The musical storytelling relies on the skillful manipulation of tonal harmony over the course of one long journey from minor to major. Supported by a nervous drone, the first section sets the course by plodding down the minor scale in lopsided, dotted rhythms. This stepping pattern becomes a familiar point of reference, returning in different forms to remind us of the couple and their fateful walk together.

The second section, beginning with an unexpected major chord, corresponds to the second stanza of the poem, in which the woman “confesses a sin to the man at her side: she is with child and he is not its father.” The music becomes agitated, smeared with rising chromatics, until the third section intervenes with music of a simpler and more somber character, linked to the section of the poem in which “she staggers onward.”

The third section ends on a minor chord, setting up the crucial moment: With a decisive pivot to a major chord, a cello melody gives voice to the man’s wish that his companion should “not burden her soul with thoughts of guilt.” A lustrous violin solo brightens the night, just as “the moon’s sheen enwraps the universe.”

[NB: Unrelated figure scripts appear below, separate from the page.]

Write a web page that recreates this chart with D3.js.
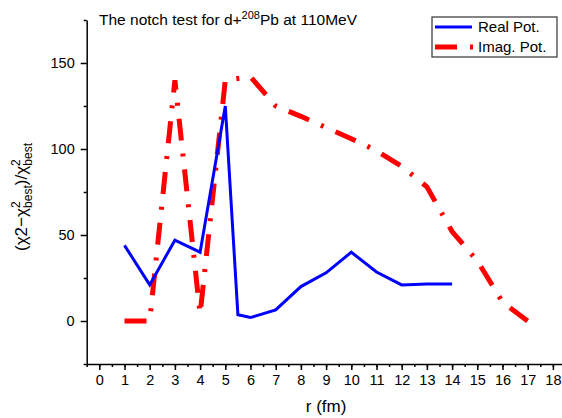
<!DOCTYPE html>
<html>
<head>
<meta charset="utf-8">
<script src="https://cdn.jsdelivr.net/npm/d3@7"></script>
<style>
  body { margin: 0; background: #fff; }
  svg { font-family: "Liberation Sans", Arial, sans-serif; }
</style>
</head>
<body>
<div id="chart"></div>
<script>
// data
const realR = [1, 2, 3, 4, 5, 5.5, 6, 7, 8, 9, 10, 11, 12, 13, 14];
const realV = [44, 21, 47, 40, 125, 3.6, 2, 6.5, 20, 28, 40, 28.5, 21, 21.5, 21.5];
const imagR = [1, 2, 3, 4, 5, 6, 7, 8, 9, 10, 11, 12, 13, 14, 15, 16, 17];
const imagV = [0, 0, 140, 4, 140, 142, 125, 119, 112.5, 106, 99, 90, 78, 52, 35, 11, 0];
const xTicks = d3.range(0, 19);
const yTicks = [0, 50, 100, 150];

const width = 562;
const height = 418;

// append the svg object to the body of the page
const svg = d3.select("#chart")
  .append("svg")
    .attr("width", width)
    .attr("height", height);

// scales
const x = d3.scaleLinear().domain([-0.5, 18.5]).range([86.7, 565.5]);
const y = d3.scaleLinear().domain([-25, 175]).range([364, 20]);

// minor ticks first so major ones draw on top
svg.append("g")
    .attr("transform", `translate(0,${y(-25)})`)
    .call(d3.axisBottom(x).tickValues(d3.range(-0.5, 18.6, 0.5)).tickSize(3).tickSizeOuter(0).tickFormat(""))
    .call(g => g.select(".domain").remove());
svg.append("g")
    .attr("transform", `translate(${x(-0.5)},0)`)
    .call(d3.axisLeft(y).tickValues([-25, 25, 75, 125, 175]).tickSize(3).tickSizeOuter(0).tickFormat(""))
    .call(g => g.select(".domain").remove());

// x axis
const xAxis = svg.append("g")
    .attr("transform", `translate(0,${y(-25)})`)
    .call(d3.axisBottom(x).tickValues(xTicks).tickSize(6).tickSizeOuter(0).tickPadding(5));
xAxis.selectAll("text").style("font-size", "14.5px").style("fill", "#000");

// y axis
const yAxis = svg.append("g")
    .attr("transform", `translate(${x(-0.5)},0)`)
    .call(d3.axisLeft(y).tickValues(yTicks).tickSize(6).tickSizeOuter(0).tickPadding(6));
yAxis.selectAll("text").style("font-size", "14.5px").style("fill", "#000");

svg.selectAll(".domain, .tick line").attr("stroke", "#000").attr("stroke-width", 1.5);

// lines
const line = d3.line().x(d => x(d[0])).y(d => y(d[1]));

svg.append("path")
    .datum(d3.zip(imagR, imagV))
    .attr("d", line)
    .attr("fill", "none")
    .attr("stroke", "#ff0000")
    .attr("stroke-width", 5)
    .attr("stroke-dasharray", "22,13,3,13");

svg.append("path")
    .datum(d3.zip(realR, realV))
    .attr("d", line)
    .attr("fill", "none")
    .attr("stroke", "#0000ff")
    .attr("stroke-width", 3);

// title
const title = svg.append("text")
    .attr("x", 99)
    .attr("y", 25)
    .style("font-size", "15.5px");
title.append("tspan").text("The notch test for d+");
title.append("tspan").attr("dy", -6).style("font-size", "11px").text("208");
title.append("tspan").attr("dy", 6).text("Pb at 110MeV");

// axis titles
svg.append("text")
    .attr("x", x(9))
    .attr("y", 412)
    .attr("text-anchor", "middle")
    .style("font-size", "17px")
    .text("r (fm)");

const ylab = svg.append("text")
    .attr("transform", "translate(27,197) rotate(-90)")
    .attr("text-anchor", "middle")
    .style("font-size", "17px");
ylab.append("tspan").text("(χ2−χ");
ylab.append("tspan").attr("dy", -7).style("font-size", "12px").text("2");
ylab.append("tspan").attr("dx", -6.5).attr("dy", 12).style("font-size", "12px").text("best");
ylab.append("tspan").attr("dy", -5).text(")/χ");
ylab.append("tspan").attr("dy", -7).style("font-size", "12px").text("2");
ylab.append("tspan").attr("dx", -6.5).attr("dy", 12).style("font-size", "12px").text("best");

// legend
const legend = svg.append("g");
legend.append("rect")
    .attr("x", 432).attr("y", 17).attr("width", 125).attr("height", 40)
    .attr("fill", "#fff").attr("stroke", "#333").attr("stroke-width", 1.2);
legend.append("line")
    .attr("x1", 435).attr("x2", 472).attr("y1", 27).attr("y2", 27)
    .attr("stroke", "#0000ff").attr("stroke-width", 3);
legend.append("line")
    .attr("x1", 435).attr("x2", 475).attr("y1", 47).attr("y2", 47)
    .attr("stroke", "#ff0000").attr("stroke-width", 5)
    .attr("stroke-dasharray", "22,13,3,13");
legend.append("text").attr("x", 478).attr("y", 32).style("font-size", "15px").text("Real Pot.");
legend.append("text").attr("x", 478).attr("y", 52).style("font-size", "15px").text("Imag. Pot.");
</script>
</body>
</html>
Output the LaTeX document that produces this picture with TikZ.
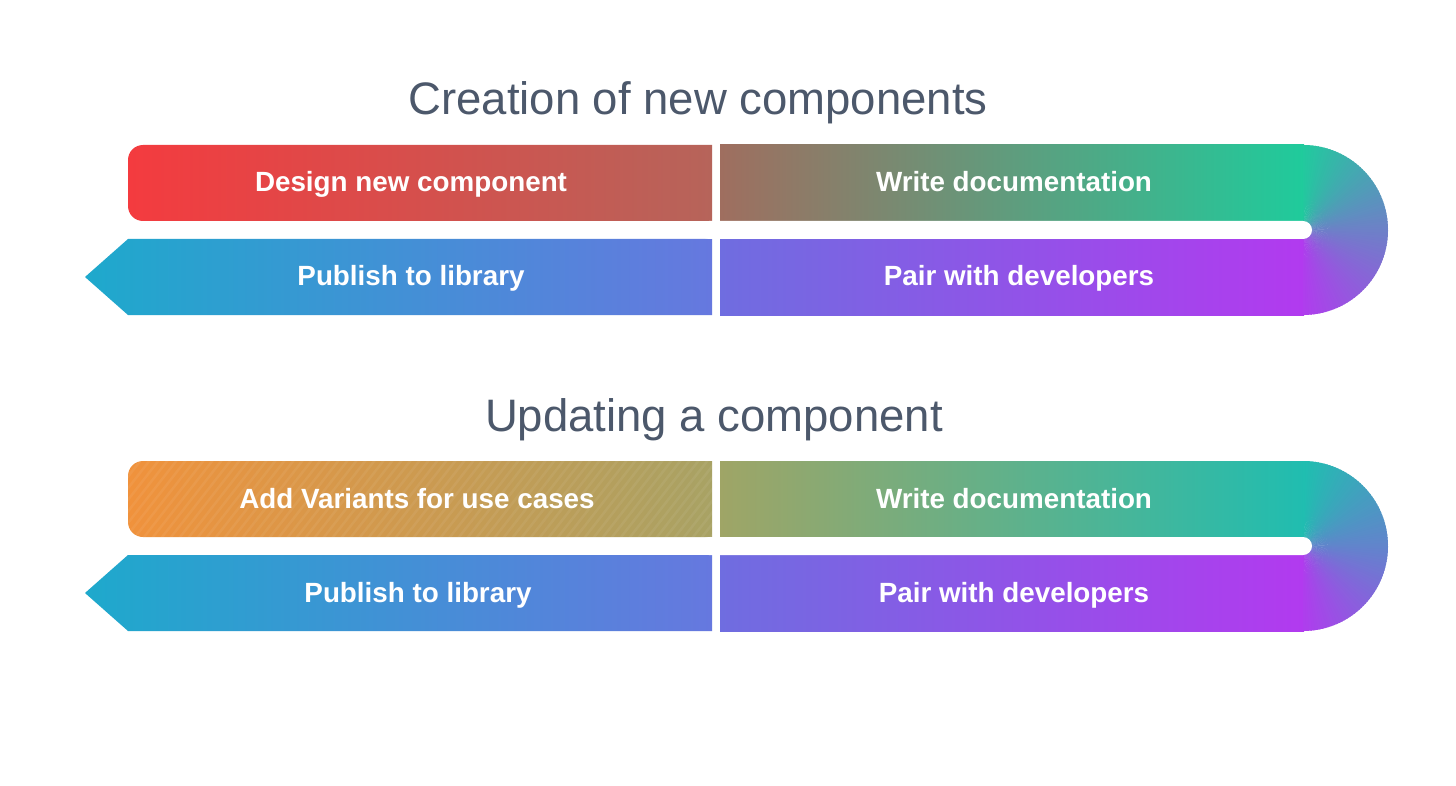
\documentclass[tikz,border=0pt]{standalone}
\usepackage{fontspec}
\setmainfont{Liberation Sans}
\definecolor{titlegray}{HTML}{4C586B}
% group A colours
\definecolor{aTLa}{HTML}{F43B3F}
\definecolor{aTLb}{HTML}{B6645A}
\definecolor{aTRa}{HTML}{9F6E5F}
\definecolor{aTRm}{HTML}{4FA786}
\definecolor{aTRb}{HTML}{1FCB9C}
\definecolor{aUa}{HTML}{22C99E}
\definecolor{aUm}{HTML}{6E80C8}
\definecolor{aUb}{HTML}{B03CEE}
% group B colours
\definecolor{bTLa}{HTML}{F0923C}
\definecolor{bTLb}{HTML}{A8A264}
\definecolor{bTRa}{HTML}{9FA566}
\definecolor{bTRm}{HTML}{56B48C}
\definecolor{bTRb}{HTML}{20BDB0}
\definecolor{bUa}{HTML}{20BEB0}
\definecolor{bUm}{HTML}{6284CC}
\definecolor{bUb}{HTML}{B03CEE}
% shared bottom colours
\definecolor{BLa}{HTML}{1EA9CC}
\definecolor{BLb}{HTML}{6678DF}
\definecolor{BRa}{HTML}{6F6DE0}
\definecolor{BRm}{HTML}{9650EA}
\definecolor{BRb}{HTML}{B23AEF}

\newcommand\lefttoppath{(712,145) -- (143,145) arc[start angle=-90, end angle=-180, radius=15] -- (128,206) arc[start angle=180, end angle=90, radius=15] -- (712,221) -- cycle}

% label x positions are set by \tlx \trx \blx \brx, extra decoration by \extradeco
% #1 colour prefix, #2 name suffix, #3 title, #4 title x, #5 top-left, #6 top-right, #7 bottom-left, #8 bottom-right
\newcommand\flowgroup[8]{%
  \node[ttl] (title#2) at (#4,115) {#3};
  \shade[left color=#1TLa, right color=#1TLb] \lefttoppath;
  \shade[left color=#1TRa, middle color=#1TRm, right color=#1TRb] (720,145) -- (1304,145) -- (1304,221) -- (720,221) -- cycle;
  \shade[left color=BLa, right color=BLb] (128,239) -- (712,239) -- (712,315) -- (128,315) -- (85,277) -- cycle;
  \shade[left color=BRa, middle color=BRm, right color=BRb] (720,239) -- (1304,239) -- (1304,315) -- (720,315) -- cycle;
  \foreach \i in {0,...,89}{%
    \pgfmathsetmacro\aa{-90+2*\i}%
    \pgfmathsetmacro\bb{min(\aa+3,90)}%
    \ifdim\aa pt<0pt
      \pgfmathsetmacro\pp{(\aa+90)/90*100}%
      \fill[color=#1Um!\pp!#1Ua] (1303,230) -- ++(\aa:85) arc[start angle=\aa, end angle=\bb, radius=85] -- cycle;
    \else
      \pgfmathsetmacro\pp{\aa/90*100}%
      \fill[color=#1Ub!\pp!#1Um] (1303,230) -- ++(\aa:85) arc[start angle=\aa, end angle=\bb, radius=85] -- cycle;
    \fi
  }
  \fill[white, rounded corners=9] (700,221) rectangle (1312,239);
  \extradeco
  \node[lbl] (tl#2) at (\tlx,192) {#5};
  \node[lbl] (tr#2) at (\trx,192) {#6};
  \node[lbl] (bl#2) at (\blx,286) {#7};
  \node[lbl] (br#2) at (\brx,286) {#8};
}

\begin{document}
\begin{tikzpicture}[x=1pt, y=-1pt,
  lbl/.style={text=white, font=\bfseries\fontsize{27.8}{32}\selectfont, anchor=base},
  ttl/.style={text=titlegray, font=\fontsize{45.5}{52}\selectfont, anchor=base}]
\useasboundingbox (0,0) rectangle (1456,786);
\fill[white] (0,0) rectangle (1456,786);

\def\tlx{411}\def\trx{1014}\def\blx{411}\def\brx{1019}
\def\extradeco{}
\flowgroup{a}{A}{Creation of new components}{698}{Design new component}{Write documentation}{Publish to library}{Pair with developers}

\begin{scope}[shift={(0,316)}]
  \def\tlx{417}\def\trx{1014}\def\blx{418}\def\brx{1014}
  \def\extradeco{%
    \begin{scope}
      \clip \lefttoppath;
      \foreach \k in {0,...,80}{
        \draw[white, opacity=0.06, line width=2.5pt] (60+\k*9,225) -- ++(70,-90);
      }
    \end{scope}}
  \flowgroup{b}{B}{Updating a component}{714}{Add Variants for use cases}{Write documentation}{Publish to library}{Pair with developers}
\end{scope}
\end{tikzpicture}
\end{document}
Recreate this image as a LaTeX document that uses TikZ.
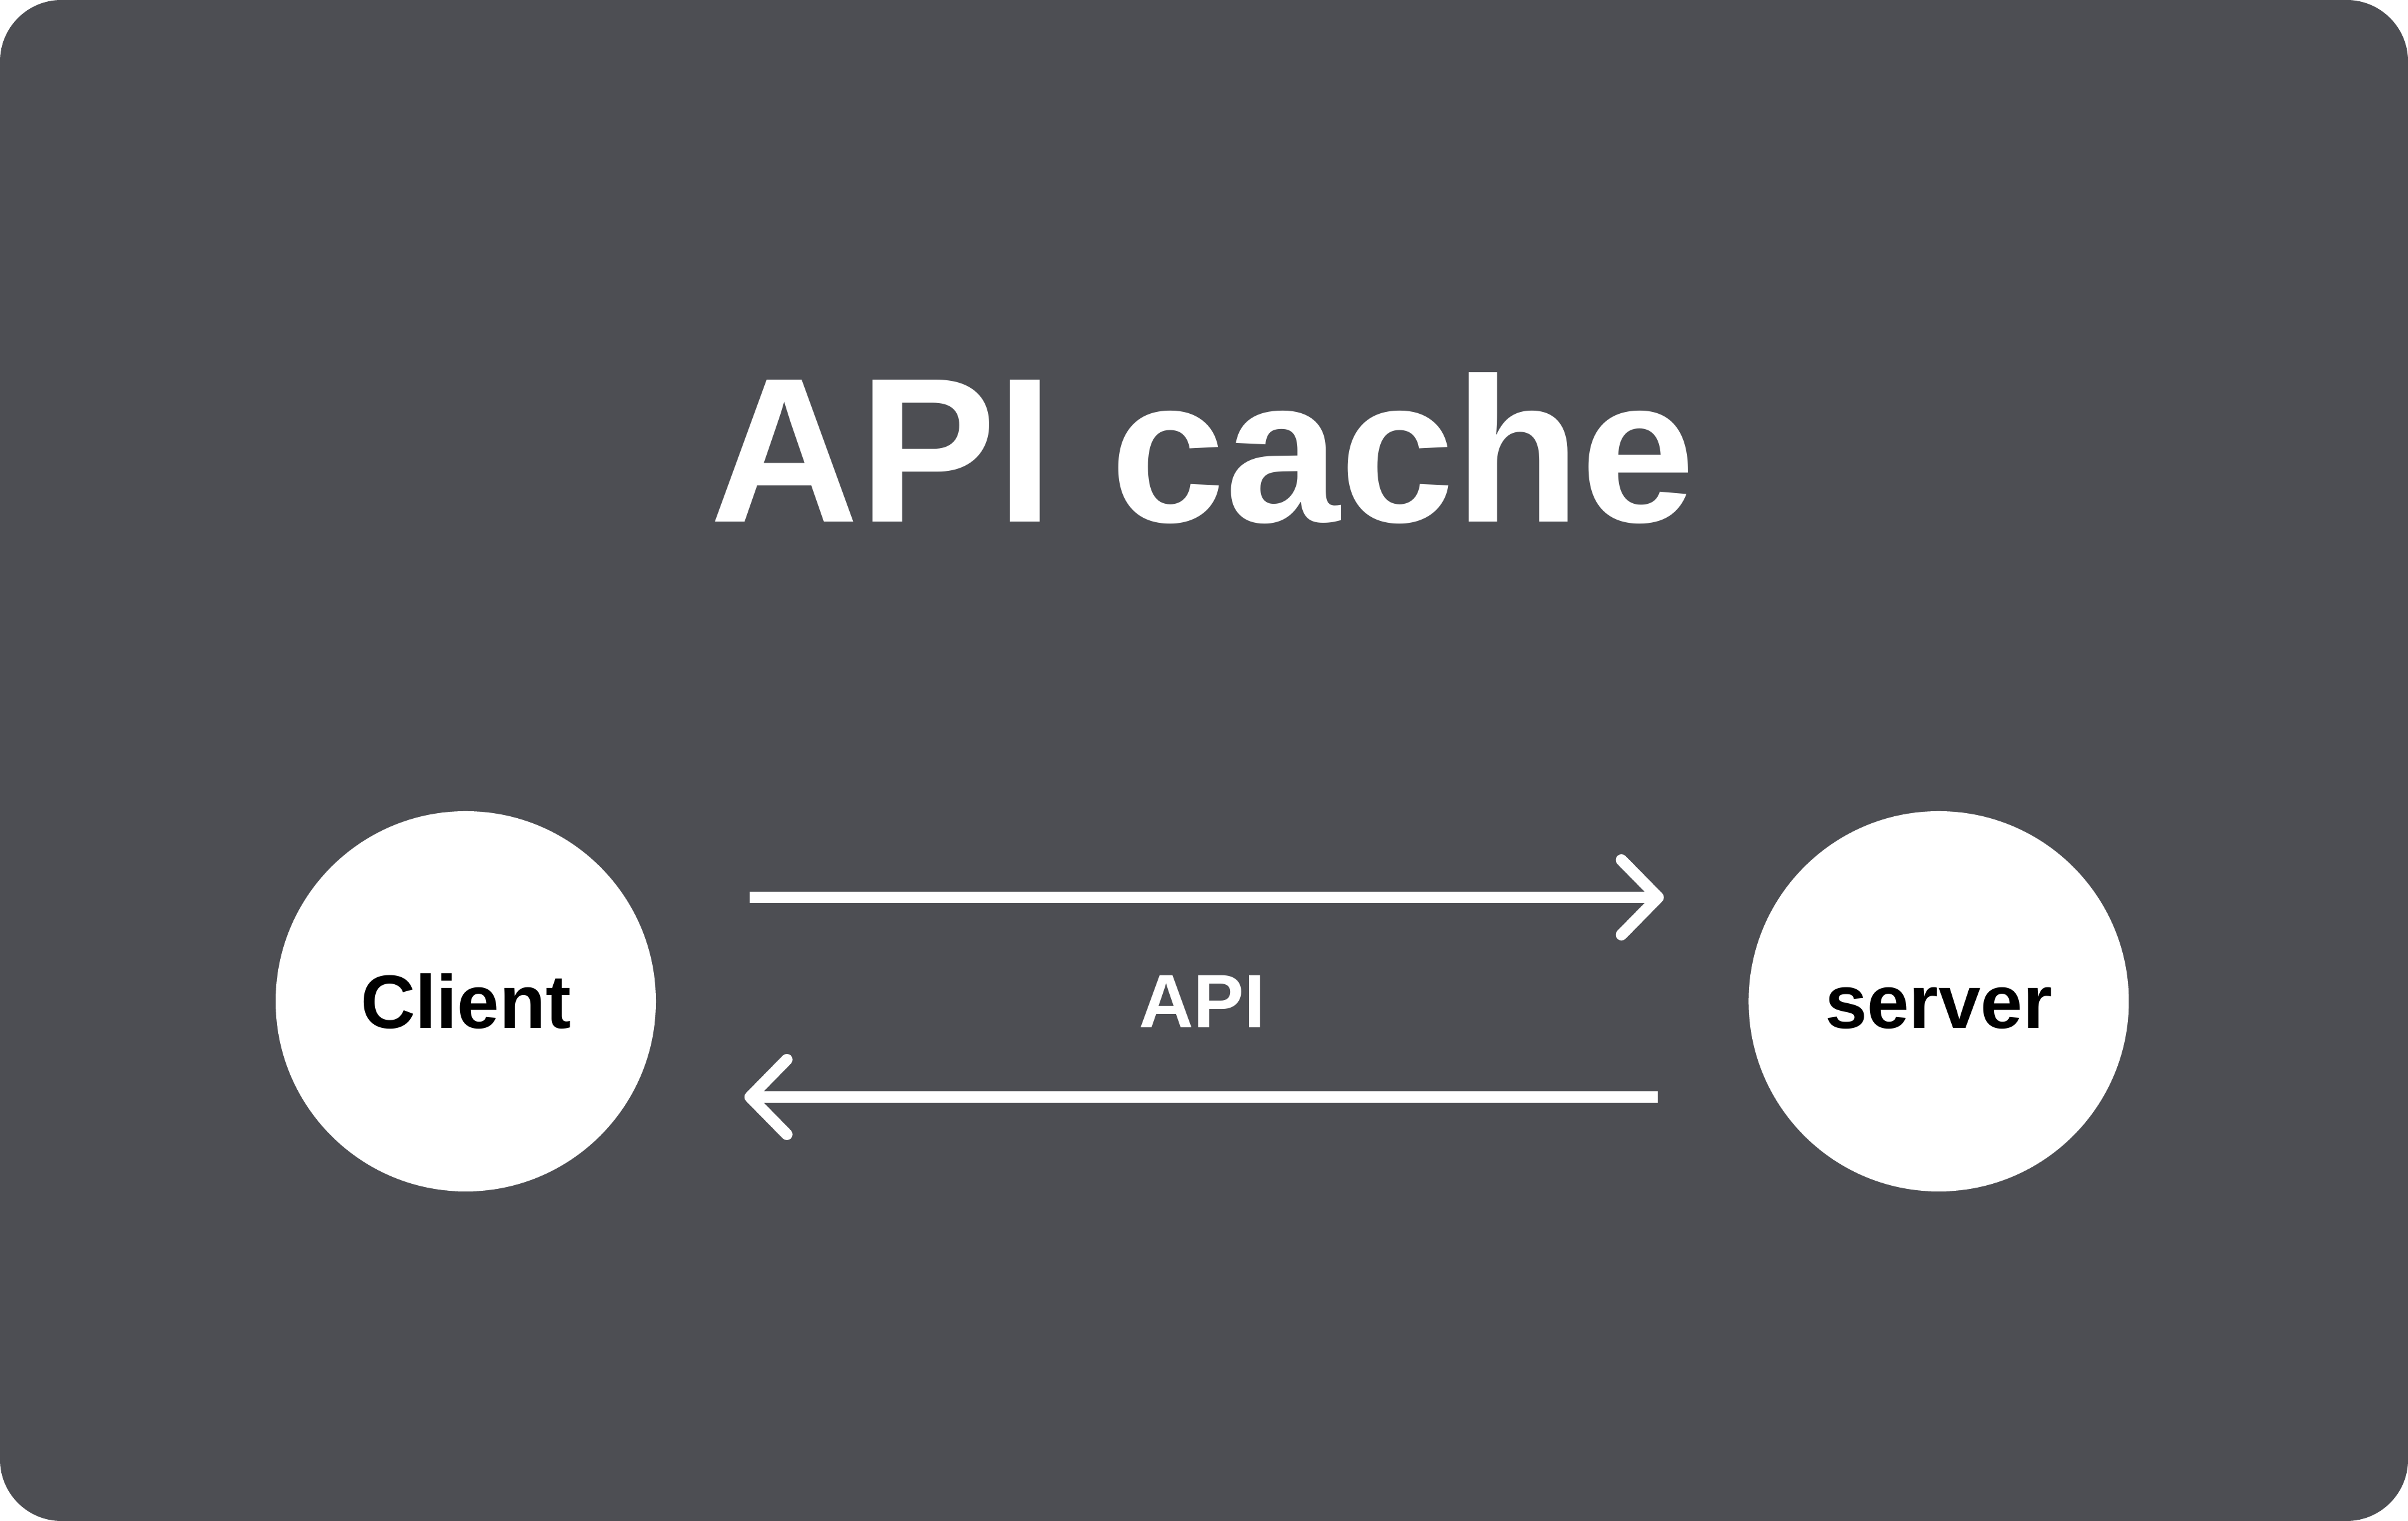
\documentclass[tikz,border=0pt]{standalone}
\usepackage{fontspec}
\setmainfont{Liberation Sans}
\usetikzlibrary{positioning,calc,arrows.meta}
\definecolor{slate}{RGB}{77,78,83}

\begin{document}
\begin{tikzpicture}[>={Straight Barb[round,length=0.58cm,width=1.18cm]},node distance=17.23cm,
    bubble/.style={circle,fill=white,minimum size=6cm,inner sep=0pt,text=black,font=\fontsize{34}{40}\selectfont\bfseries,text height=0.86cm,text depth=0pt},
    flow/.style={->,white,line width=0.18cm}]

        \fill[slate, rounded corners=0.97cm] (0,0) rectangle (38,24);

        \node[text=white, anchor=base, font=\fontsize{92.6}{110}\selectfont\bfseries] (title) at (18.98,15.76) {API cache};

        \node[bubble] (client) at (7.35,8.2) {Client};
        \node[bubble] (server) [right=of client] {server};
        \node[text=white, font=\fontsize{34}{40}\selectfont\bfseries] (api) at ($(client)!0.5!(server)$) {API};

        \draw[flow] ([shift={(1.47,1.64)}]client.east) -- ([shift={(-1.33,1.64)}]server.west);
        \draw[flow] ([shift={(-1.43,-1.51)}]server.west) -- ([shift={(1.39,-1.51)}]client.east);

\end{tikzpicture}
\end{document}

The final section forms a tranquil coda in D major, basking in love’s warmth that “will transfigure the little stranger.” The stepping theme returns with new optimism, and shimmering arpeggios offer a parting view of “wondrous moonlight.”

Aaron Grad ©2021

About This Program

Approximate length 1:00

Opening with Antonio Vivaldi’s second work from his opus 10 collection of flute concerti, this program centers on the space of dreams, where each work explores the idea of light and hope through the darkness of night. Amid a backdrop of strings, Eleanor Alberga’s Succubus Moon prominently features the oboe like a beacon drawn from the idea of the moon against fear of the unknown. Last, inspired by Richard Dehmel’s poem Verklärte Nacht (Transfigured Night), Arnold Schoenberg’s early string sextet of the same name ruminates on a secret revealed before ending on forgiveness.